The Cowboys are using drones that can capture 360-degree video of their practices, providing a better perspective of each player. Players later wear virtual reality headsets that show the game video in a special room created at their Valley Ranch facility. The video will also appear on a main screen and will adjust based on where the player is looking.

Coaches will be able to tell if players made the proper reads because they will be able to see things they normally could not see from typical practice cameras such as each player’s eyes, hand placements, and feet. Practices are generally filmed with end-zone and overhead cameras, but a drone overhead filming 360 degrees will give coaches every perspective possible.

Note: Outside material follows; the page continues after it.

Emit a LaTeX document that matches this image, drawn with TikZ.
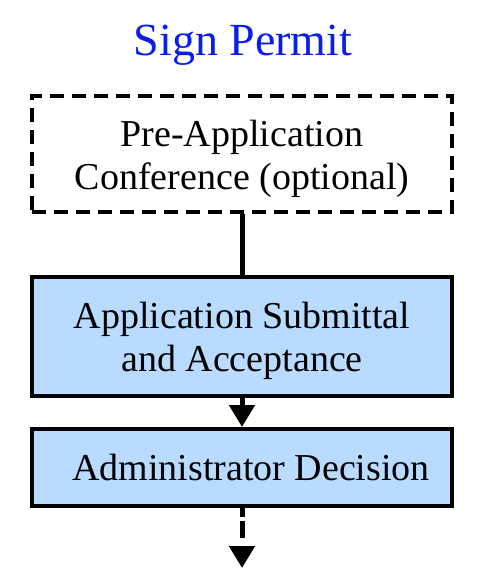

It will be especially helpful to backup players, who rarely get that kind of hands-on experience.

The technology is from StriVR labs, which makes the software that was developed by former Stanford kicker Derek Belch. It has already been adopted by college teams such as Arkansas, Auburn, Clemson, and Vanderbilt. The Cowboys are the first NFL team to adopt such a program, but other teams will likely follow suit. The Atlanta Falcons have already showed interest.

While filming practices will be an important role for virtual reality, it’s only the tip of the iceberg. Fans will benefit once the technology makes it possible to stream live games in full 360-degree video. Imagine watching a game from the point of view of being on the field with the players and seeing exactly what the quaterback sees. That will bring a whole new meaning to “armchair quarterback.”